Wednesday, August 26, 2015

'Our Movement is Non-Violent, It Will Intensify,' Hardik Patel Tells NDTV: Highlights


Click to Play


“The campaign will intensify in the coming days,” Hardik Patel said.



New Delhi:  The brief detention of Hardik Patel, 21, has placed parts of Gujarat on knife’s edge, with buses and police jeeps set on fire in parts of Ahmedabad and Surat.

A curfew has been declared in parts of the state. “Our movement is non-violent, we have not triggered any violence,” said Mr Patel, a young businessman, who has emerged as the leader of a massive movement by the Patels or Patedars, demanding reservation in government jobs and colleges.


“The campaign will intensify in the coming days,” he said in an exclusive interview.


Yesterday, Mr Patel’s takeover of Ahmedabad was near complete.
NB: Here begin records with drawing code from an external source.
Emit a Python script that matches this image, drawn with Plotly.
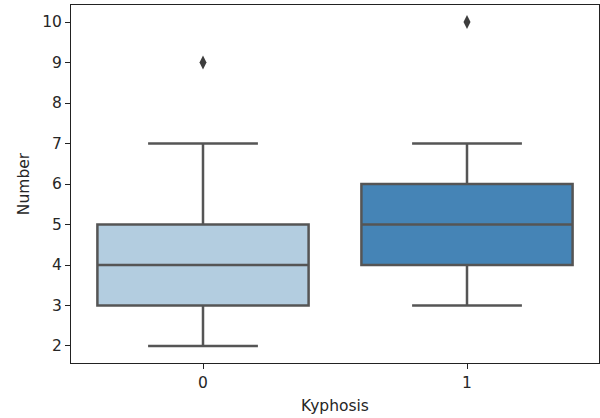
import plotly.graph_objects as go

categories = ["0", "1"]
q1 = [3, 4]
median = [4, 5]
q3 = [5, 6]
lower = [2, 3]
upper = [7, 7]
outliers = [[9], [10]]
colors = ["#b3cde0", "#4584b6"]
line_color = "#555555"

FONT = dict(family="DejaVu Sans", size=15.5, color="#262626")

fig = go.Figure()
for i, c in enumerate(categories):
    fig.add_trace(go.Box(
        x=[c], q1=[q1[i]], median=[median[i]], q3=[q3[i]],
        lowerfence=[lower[i]], upperfence=[upper[i]],
        width=0.8, whiskerwidth=0.52,
        fillcolor=colors[i], line=dict(color=line_color, width=2.5),
        boxpoints=False, showlegend=False, hoverinfo="skip",
    ))
    fig.add_trace(go.Scatter(
        x=[c] * len(outliers[i]), y=outliers[i], mode="markers",
        marker=dict(symbol="diamond-tall", size=10, color="#3d3d3d"),
        showlegend=False, hoverinfo="skip",
    ))

axis_common = dict(showline=True, linecolor="#222", linewidth=1, mirror=True,
                   ticks="outside", ticklen=5, tickcolor="#222", showgrid=False,
                   zeroline=False, tickfont=FONT)
fig.update_layout(
    width=600, height=418,
    margin=dict(l=71, r=1, t=5, b=55),
    plot_bgcolor="white", paper_bgcolor="white",
    xaxis=dict(title=dict(text="Kyphosis", font=FONT, standoff=9),
               type="category", range=[-0.5, 1.5], **axis_common),
    yaxis=dict(title=dict(text="Number", font=FONT, standoff=8),
               range=[1.58, 10.42], tickvals=list(range(2, 11)), **axis_common),
)
fig.write_html("out.html")
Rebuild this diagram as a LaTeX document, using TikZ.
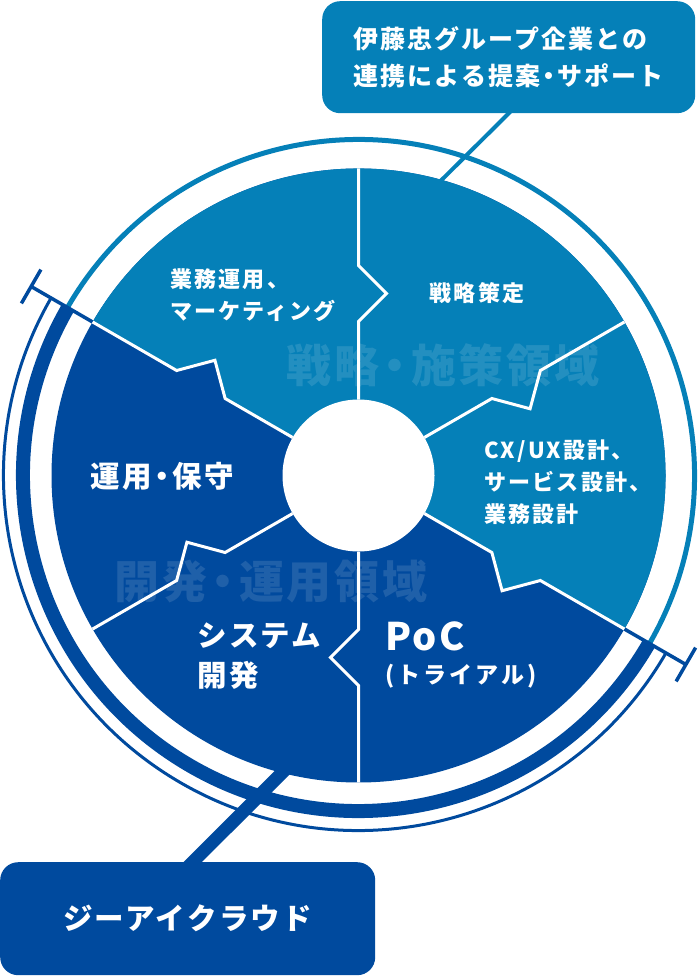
\documentclass[tikz,border=0pt]{standalone}
\usepackage{fontspec}
\setmainfont{Noto Sans CJK JP}
\usetikzlibrary{positioning}

\definecolor{stratblue}{HTML}{0580B8}
\definecolor{devblue}{HTML}{004A9E}
\newcommand{\nakadot}{\kern-.15em・\kern-.15em}

\tikzset{
  seclabel/.style={text=white, inner sep=0pt, align=left,
    font=\fontsize{22}{32}\selectfont\bfseries\addfontfeature{LetterSpace=10}},
  biglabel/.style={text=white, inner sep=0pt, align=left,
    font=\fontsize{29.5}{40}\selectfont\bfseries\addfontfeature{LetterSpace=8}},
  zonelabel/.style={text=white, text opacity=.12, inner sep=0pt,
    font=\fontsize{45}{45}\selectfont\bfseries\addfontfeature{LetterSpace=6}},
  callout/.style={rounded corners=18pt, inner sep=0pt, text=white, align=left},
  border/.style={white, line width=3pt},
}

\begin{document}
\begin{tikzpicture}[x=1pt, y=1pt]
  \useasboundingbox (0,0) rectangle (698,-976);
  \coordinate (c) at (358.5,-475.5);

  \begin{scope}[shift={(c)}]
    % outer rings
    \draw[stratblue, line width=5pt] (150:336) arc[start angle=150, end angle=-30, radius=336];
    \draw[devblue, line width=14pt] (-30:335.5) arc[start angle=-30, end angle=-210, radius=335.5];
    \draw[devblue, line width=3pt] (-30:355) arc[start angle=-30, end angle=-210, radius=355];
    \foreach \a in {150,-30}{
      \draw[devblue, line width=3.5pt, rotate=\a] (307,0) -- (378,0) (378,-19.5) -- (378,19.5);
    }

    % pie
    \fill[devblue] (0,0) circle[radius=307];
    \fill[stratblue] (0,0) -- (150:154) -- (141.25:184.1) -- (150:210) -- (150:307)
      arc[start angle=150, end angle=-30, radius=307]
      -- (-30:210) -- (-38.75:184.1) -- (-30:154) -- cycle;
  \end{scope}

  \node[zonelabel] (stratzone) at (443,-365.5) {戦略\nakadot 施策領域};
  \node[zonelabel] (devzone) at (271,-582) {開発\nakadot 運用領域};

  \begin{scope}[shift={(c)}]
    \foreach \a in {90,30,-30,-90,-150,-210}{
      \draw[border] (\a:76) -- (\a:154) -- ({\a-8.75}:184.1) -- (\a:210) -- (\a:307);
    }
    \node[circle, fill=white, minimum size=152pt, inner sep=0pt] (hub) at (0,0) {};
    \coordinate (topend) at (75:300.5);
    \coordinate (botend) at (256.5:299);
  \end{scope}

  % sector labels
  \node[seclabel, anchor=west] (ops) at (170,-295.5) {業務運用、\\マーケティング};
  \node[seclabel] (plan) at (477,-293.5) {戦略策定};
  \node[seclabel, anchor=west] (design) at (484,-482) {CX/UX設計、\\サービス設計、\\業務設計};
  \node[biglabel, anchor=west] (maint) at (90,-476) {運用\nakadot 保守};
  \node[biglabel, anchor=west] (dev) at (197,-656) {システム\\開発};
  \node[text=white, inner sep=0pt, anchor=west,
    font=\fontsize{38}{38}\selectfont\bfseries\addfontfeature{LetterSpace=6}] (poc) at (385,-636.5) {PoC};
  \node[text=white, inner sep=0pt, anchor=west,
    font=\fontsize{23}{23}\selectfont\bfseries\addfontfeature{LetterSpace=13}] (trial) at (385,-676.5) {(トライアル)};

  % callouts
  \node[callout, fill=stratblue, minimum width=373pt, minimum height=112pt, anchor=north west,
    font=\fontsize{25}{36.5}\selectfont\bfseries\addfontfeature{LetterSpace=8}] (partner) at (322,-1)
    {伊藤忠グループ企業との\\連携による提案\nakadot サポート};
  \node[callout, fill=devblue, minimum width=375pt, minimum height=113pt, anchor=north west,
    font=\fontsize{29.5}{30}\selectfont\bfseries\addfontfeature{LetterSpace=8}] (gicloud) at (0,-862)
    {ジーアイクラウド};

  \draw[stratblue, line width=4pt] ([xshift=3pt, yshift=3pt]partner.south) -- (topend);
  \draw[devblue, line width=13pt] ([xshift=-3pt, yshift=-8pt]gicloud.north) -- (botend);
\end{tikzpicture}
\end{document}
With gusto, he addressed lakhs of Patels, a traditionally affluent and powerful caste, at a huge public ground in the heart of the city.

At the rally, he announced a hunger strike. At 9 pm, in a huge misstep, he was led away by the police, which also used a lathi-charge to break up the crowd. The indiscriminate violence – the injured included mediapersons – and the news of Mr Patel’s detention sparked cases of arson in neighbourhoods popular with Patels.
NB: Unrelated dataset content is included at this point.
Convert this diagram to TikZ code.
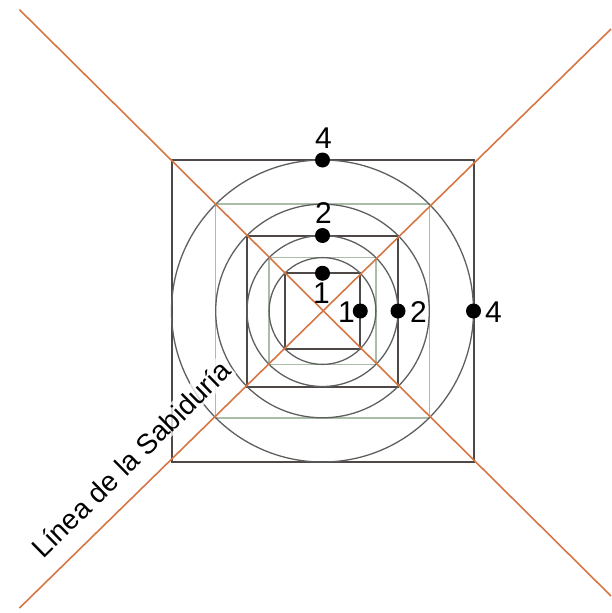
\documentclass[tikz,border=0pt]{standalone}
\usepackage{fontspec}
\setmainfont{Liberation Sans}
\definecolor{diagc}{RGB}{214,118,68}
\definecolor{sqc}{RGB}{78,72,70}
\definecolor{grc}{RGB}{168,190,168}
\definecolor{ringc}{RGB}{95,95,95}
\begin{document}
\begin{tikzpicture}[x=1pt,y=-1pt,
  darksq/.style={draw=sqc, line width=2pt},
  greensq/.style={draw=grc, line width=1.5pt},
  ring/.style={draw=ringc, line width=1.3pt},
  diag/.style={draw=diagc, line width=1.6pt},
  dotmark/.style={circle, fill=black, inner sep=0pt, minimum size=15pt},
  lab/.style={font=\fontsize{30}{32}\selectfont, inner sep=0pt},
  wisdom/.style={font=\fontsize{28}{30}\selectfont}]
\useasboundingbox (0,0) rectangle (611,613);
\coordinate (c) at (322.5,311);
% squares
\draw[darksq] (171.5,160) rectangle (473.5,462);
\draw[greensq] (215.7,204.2) rectangle (429.3,417.8);
\draw[darksq] (247,235.5) rectangle (398,386.5);
\draw[greensq] (269.1,257.6) rectangle (375.9,364.4);
\draw[darksq] (284.75,273.25) rectangle (360.25,348.75);
% circles
\draw[ring] (c) circle[radius=151];
\draw[ring] (c) circle[radius=106.8];
\draw[ring] (c) circle[radius=75.5];
\draw[ring] (c) circle[radius=53.4];
% diagonals
\coordinate (tl) at (19.5,9.7);
\coordinate (br) at (611,596);
\coordinate (bl) at (19.5,608);
\coordinate (tr) at (611,29);
\draw[diag] (tl) -- (br);
\draw[diag] (bl) -- (tr);
% dots
\node[dotmark] (d4t) at (322.5,160) {};
\node[dotmark] (d2t) at (322.5,235.5) {};
\node[dotmark] (d1t) at (322.5,273.25) {};
\node[dotmark] (d1r) at (360.25,311) {};
\node[dotmark] (d2r) at (398,311) {};
\node[dotmark] (d4r) at (473.5,311) {};
% labels
\node[lab] (l4t) at (323.5,138.5) {4};
\node[lab] (l2t) at (323.5,213.5) {2};
\node[lab] (l1t) at (321.5,293) {1};
\node[lab] (l1r) at (346.5,312) {1};
\node[lab] (l2r) at (418.5,312) {2};
\node[lab] (l4r) at (493.5,312) {4};
\node[wisdom, rotate=44.5, fill=white, fill opacity=0.75, text opacity=1, inner sep=2pt] (wis) at (131,459) {Línea de la Sabiduría};
\end{tikzpicture}
\end{document}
On a WhatsApp message, he appealed for calm; Chief Minister Anandiben also tweeted asking people to remain peaceful.


Denying that his supporters are inflaming tension, Mr Patel said, “At yesterday’s rally, I didn’t use any provocative statement. Despite our peaceful gathering, there was a police crackdown.”


The police says Mr Patel was removed because permission for the venue that turned into his show of strength was intended only for a rally. The young leader, whose father is a BJP politician, chose to announce he would remain there fasting unless the Chief Minister visited him and his colleagues to assess their demands.


Anandiben has already said that the Patels cannot be added to the list of more than 100 castes that currently benefit from quotas in the state. Gujarat, she has underlined, has already hit the cap of 50% reservations mandated by the Supreme Court.


The Patels, once wealthy farmers and traders, say that because they are largely self-employed, they are being excluded from the growth curve of the famous Gujarat model of development.  


Their youth needs medical and engineering degrees, they argue, and admission in colleges has become impossible because other castes in the “reserved” category get preference.